Google Maps Now Flags Busy Times in Hot Pink: What It Means for Your Foot Traffic

Google is rolling out a bright hot pink font for live crowd alerts on Maps. If you manage a retail location, restaurant, or service business, this change makes it harder for customers to miss when you're slammed.

The 5-second version

  • Google Maps is testing and launching hot pink text to highlight live busy/not-busy status for business locations.
  • The visual change makes real-time crowd levels more noticeable to customers browsing your business listing.
  • Owners of brick-and-mortar shops, restaurants, and service businesses should expect this to drive more informed foot traffic decisions.

Google is testing and rolling out a redesigned live time alert on Google Maps: a hot pink font that flags whether a business location is currently busy or not. This update builds on the older popular times feature, which shows historical crowd patterns. The new hot pink styling is designed to make real-time crowd status impossible to miss when a customer searches for your business on Maps.

Why This Matters for Your Foot Traffic

Google Maps is the primary way customers discover and evaluate local businesses before they visit. The popular times data and live busy status influence whether someone walks through your door right now or goes somewhere else. A brighter, more noticeable alert means your real-time crowd level gets more eyeballs. If your shop is packed at lunch and quiet at 3pm, customers can now see that at a glance.

For restaurants, bars, gyms, retail shops, and service-based businesses, this can be a double-edged sword. A hot pink busy alert attracts customers who want energy and activity. But it can also steer away customers who prefer a less crowded experience. Either way, accuracy matters: if your popular times data is wrong, the hot pink alert will drive misleading traffic decisions.

How Google Determines Your Live Busy Status

Google does not require you to manually input live busy data. Instead, it aggregates anonymized location signals from mobile users who search for and visit your business on Google Maps, plus any reservation or check-in data you may have connected. The algorithm learns your typical crowd patterns over time and flags real-time status when enough current location data is available.

This means your live status on Maps is only as good as the data Google collects. Businesses in high-traffic areas with many smartphone users tend to get more accurate real-time alerts. Small or rural businesses may not have enough data for live busy flags to appear at all.

What You Should Do Now

  • Verify your business hours and location are up to date on Google Business Profile.
  • If you offer reservations or appointments, ensure that system is linked to your Maps listing so Google has reservation data to improve crowd estimates.
  • Check your popular times data on Maps and make sure it reflects your actual traffic patterns. If it looks wrong, it likely means your location history data is incomplete or inaccurate.
  • If you operate multiple locations, audit each one separately so hot pink alerts display correctly for each site.

Questions owners ask

Will this hot pink alert help or hurt my business?

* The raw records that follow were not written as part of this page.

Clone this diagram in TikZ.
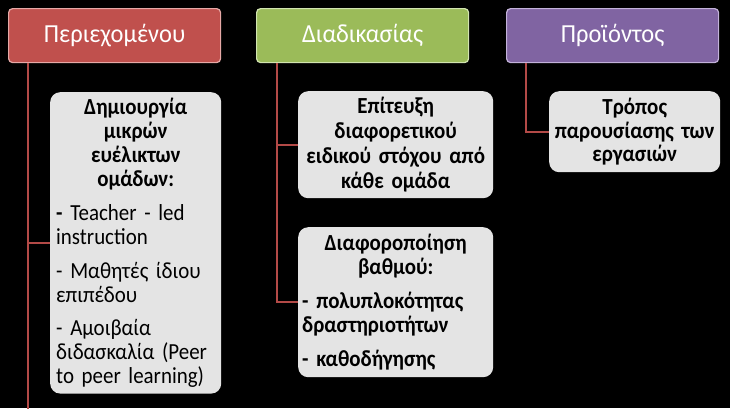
\documentclass[tikz,border=0pt]{standalone}
\usepackage{fontspec}
\setmainfont{Carlito}
\newfontfamily\boxfont{Carlito}[FakeStretch=0.91]
\newfontfamily\hdrfont{Carlito}[FakeStretch=0.94]
\definecolor{hred}{HTML}{C0504D}
\definecolor{hredl}{HTML}{E6A9A7}
\definecolor{hgreen}{HTML}{9BBB59}
\definecolor{hgreenl}{HTML}{D2E4B0}
\definecolor{hpurple}{HTML}{8064A2}
\definecolor{hpurplel}{HTML}{C3B2DA}
\definecolor{boxgray}{HTML}{E4E4E4}
\definecolor{linkred}{HTML}{B34A47}
\begin{document}
\begin{tikzpicture}[x=1pt,y=-1pt,
  hdr/.style={rounded corners=4pt, line width=1.2pt, minimum width=212pt, minimum height=54pt,
    anchor=north west, text=white, font=\hdrfont\fontsize{26}{30}\selectfont},
  box/.style={fill=boxgray, rounded corners=10pt, text=black, anchor=north west,
    font=\boxfont\fontsize{23}{24}\selectfont},
  link/.style={draw=linkred, line width=1.7pt}]
\fill[black] (0,0) rectangle (730,408);
\useasboundingbox (0,0) rectangle (730,408);

\node[hdr, fill=hred, draw=hredl] (h1) at (8,8) {Περιεχομένου};
\node[hdr, fill=hgreen, draw=hgreenl] (h2) at (256,8) {Διαδικασίας};
\node[hdr, fill=hpurple, draw=hpurplel] (h3) at (506,8) {Προϊόντος};

\node[box, inner sep=6pt, text width=159pt, minimum height=300pt] (b1) at (50,92) {%
  {\centering\bfseries Δημιουργία\\ μικρών\\ ευέλικτων\\ ομάδων:\par}\vspace{10pt}%
  \raggedright\textbf{-} Teacher - led\\ instruction\par\vspace{10pt}%
  - Μαθητές ίδιου\\ επιπέδου\par\vspace{9pt}%
  - Αμοιβαία\\ διδασκαλία (Peer\\ to peer learning)\par};

\node[box, inner sep=4pt, text width=187pt, minimum height=107pt, align=center, font=\boxfont\fontsize{23}{25}\selectfont\bfseries] (b2a) at (298,91)
  {Επίτευξη\\ διαφορετικού\\ ειδικού στόχου από\\ κάθε ομάδα};

\node[box, inner sep=4pt, text width=187pt, minimum height=150pt, font=\boxfont\fontsize{23}{24}\selectfont\bfseries] (b2b) at (298,227) {%
  {\centering Διαφοροποίηση\\ βαθμού:\par}\vspace{10pt}%
  \raggedright - πολυπλοκότητας\\ δραστηριοτήτων\par\vspace{10pt}%
  - καθοδήγησης\par};

\node[box, inner sep=4pt, text width=163pt, minimum height=81pt, align=center, font=\boxfont\fontsize{23}{23.5}\selectfont\bfseries] (b3) at (549,91)
  {Τρόπος\\ παρουσίασης των\\ εργασιών};

\coordinate (t1) at ([xshift=20pt]h1.south west);
\coordinate (t2) at ([xshift=21pt]h2.south west);
\coordinate (t3) at ([xshift=20pt]h3.south west);
\coordinate (e1) at (t1 |- 0,410);

\draw[link] (t1) -- (e1);
\draw[link] (b1.west) -- (b1.west -| t1);
\draw[link] (t2) |- (b2b.west);
\draw[link] (b2a.west) -- (b2a.west -| t2);
\draw[link] (t3) |- (b3.west);
\end{tikzpicture}
\end{document}
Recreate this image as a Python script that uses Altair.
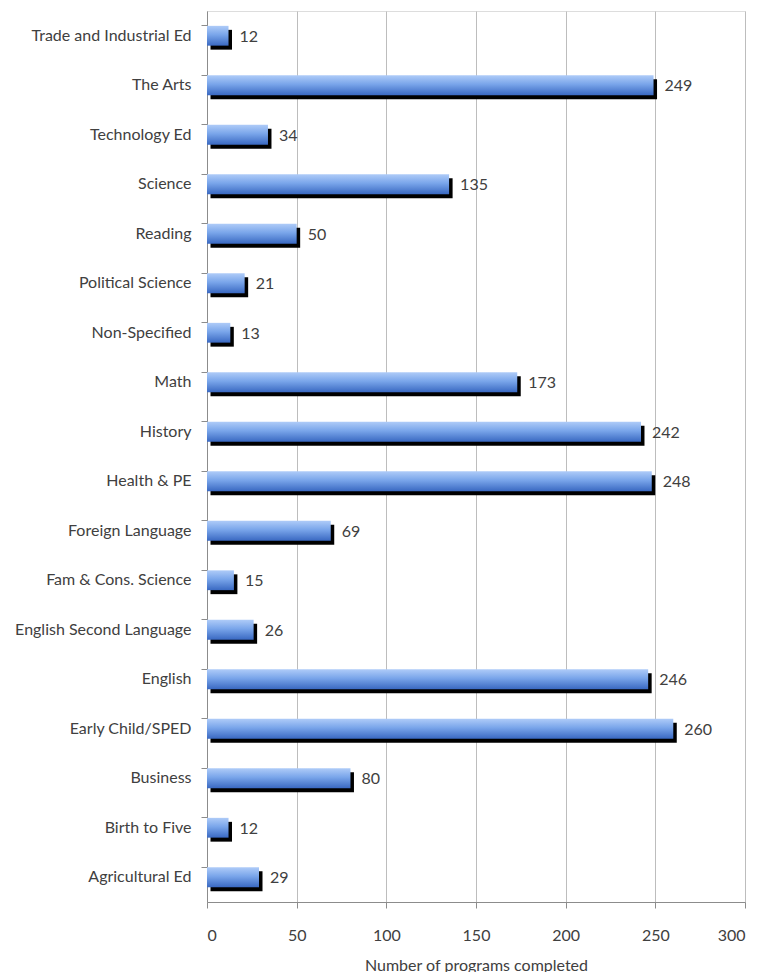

It helps if your popular times data is accurate. The brighter alert draws more attention to when you're busy, which can attract customers who want a lively atmosphere or avoid it if they prefer quiet. Either way, it surfaces your real-time status more prominently in Maps search results.

How does Google know if my business is busy right now?

Google uses aggregated location data from mobile users' Google Maps activity, plus foot traffic patterns and reservation data if you provide it. The popular times feature shows both historical patterns and real-time status when enough location data is available.

Can I control what color or format my busy status shows?

No, Google controls the display format and now uses hot pink to make live alerts more visible. You cannot customize the color, but you can make sure your business hours, location, and reservation data are accurate so Maps displays correct busy signals.

Which types of businesses show live busy alerts on Maps?

Retail shops, restaurants, bars, gyms, salons, service centers, and other foot-traffic businesses typically show popular times and live busy status. Google's algorithm determines if enough location data exists for your business category and location.